Você, que assistiu ao mesmo programa que eu, diga: quantas vezes este aspecto da decisão de Cláudia foi enfatizada pela edição? Dourado, que apontou a "covardia", a repetiu em inúmeras conversas; pelo menos três, se não me falha a memória, foram mostradas. Os acusados responderam algo? Sinceramente, é até difícil lembrar; basicamente não foi mostrado. Acho que em dado momento a edição mostrou Cláudia dizer que, além de ser uma escolha óbvia proteger alguém de quem se gosta (e não é?), ela nem tinha alternativas, já que os outros dois participantes próximos a ela (Dicésar e Michel) já estavam imunes. Rigorosamente falando, o que ela fez de errado? E quem decidiu dar destaque às opiniões que expunham seus atos como errados?

Isto é só um exemplo. O ódio ao eliminado geralmente começa cedo, e dele participa todo o circo armado pela produção, que vai para muito além dela, passando por toda a grade da emissora, a grande mídia impressa, e webmídias; mas todas passam, necessariamente, pela mediação das lentes da casa e da edição de suas imagens, e ela é - como poderia deixar de ser? - tremendamente parcial.
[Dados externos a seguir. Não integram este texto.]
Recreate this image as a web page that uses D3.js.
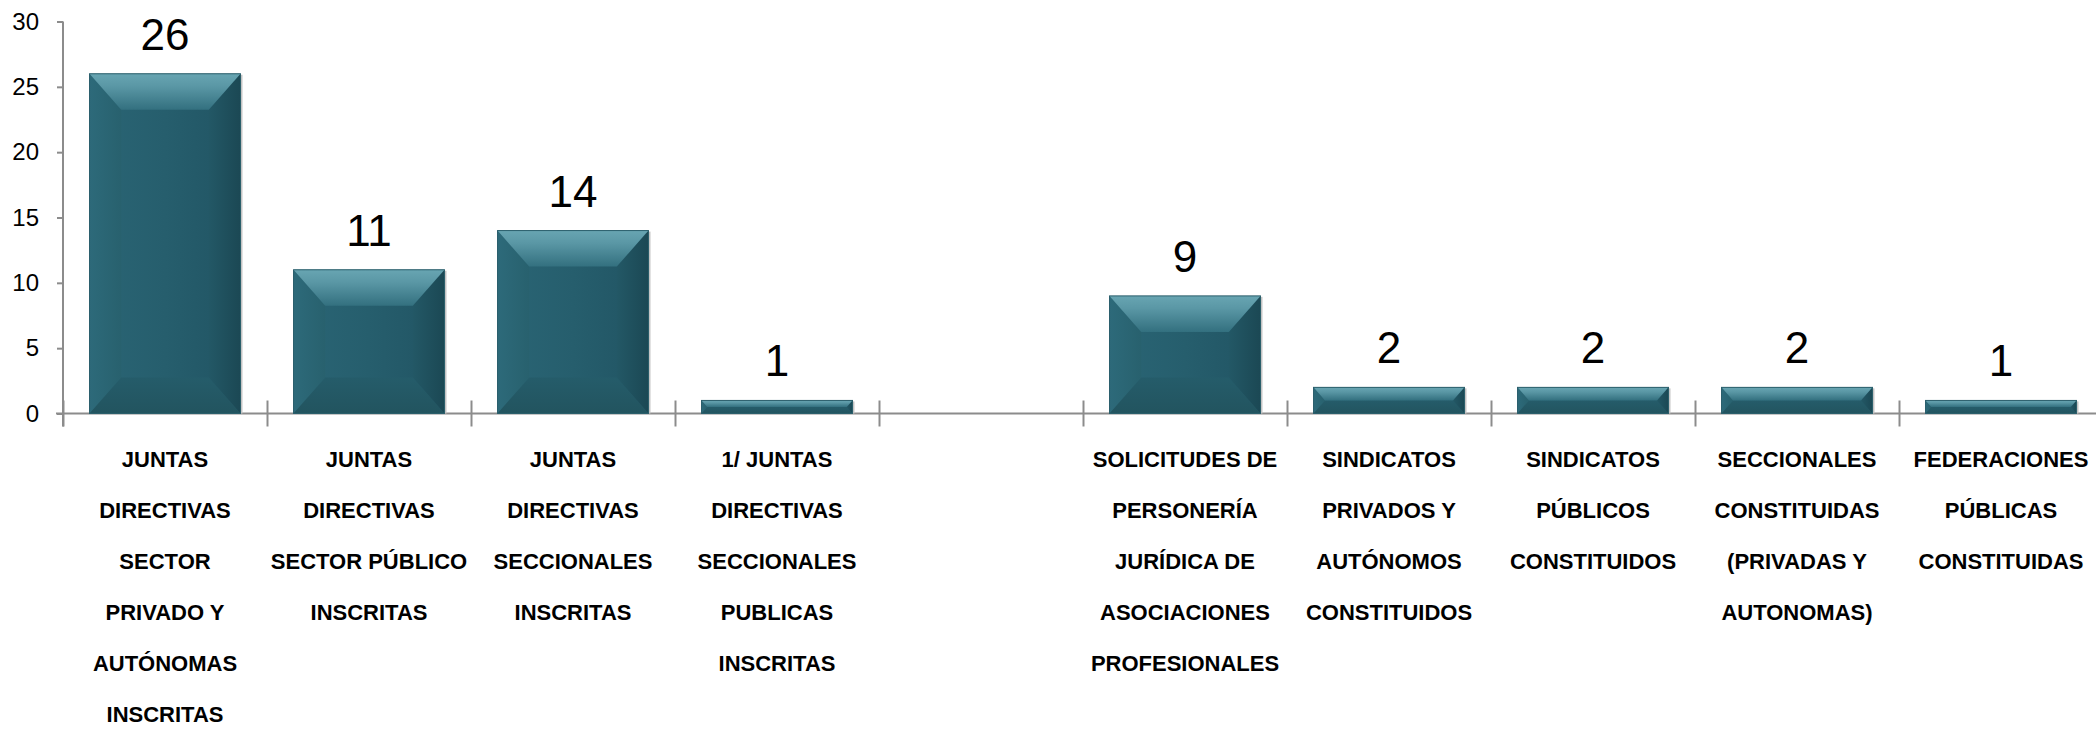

Com outros assuntos, podemos sempre ter outras fontes para formar nossas opiniões; com o reality show, a armação é só o começo, e o espectador aceita sempre, implicitamente, ter seu juízo conduzido.

OBS: duro é depois disso ver o jornal acusando este ou aquele candidato de demagogo. Não que não sejam, mas tem mais demagogia nesse mundo do que Big Brother Brasil?

2 comentários:

O Rapouso disse...
Este comentário foi removido pelo autor.
O Rapouso disse...

É rapaz, tu escreveu algo que eu sempre pensei, hehe.

Engraçado que outro camarada meu escreveu basicamente a mesma coisa em no blog dele, dá uma olhada: http://windblog.blogspot.com/2010/02/tenho-uma-confissao-bombastica-fazer.html

Ver o BBB está ficando cada vez mais intragável (assim como vc, tb sou meio que "obrigado" a ver as vezes por forças maiores, hehe). Fora tudo isso que você falou, ele ainda dá vazão para o público execrar tudo aquilo que ele como ser humano faz o tempo inteiro. Isso tudo fica resumido no discurso de eliminação Bial, aonde ele se coloca como o super homem que sempre tem uma lição a dar para aqueles que estão de fato vivendo a situação que está sendo criticada/julgada/comentada. É muito fácil julgar, mas ninguém percebe que o dedo que aponta na verdade aponta pro espelho.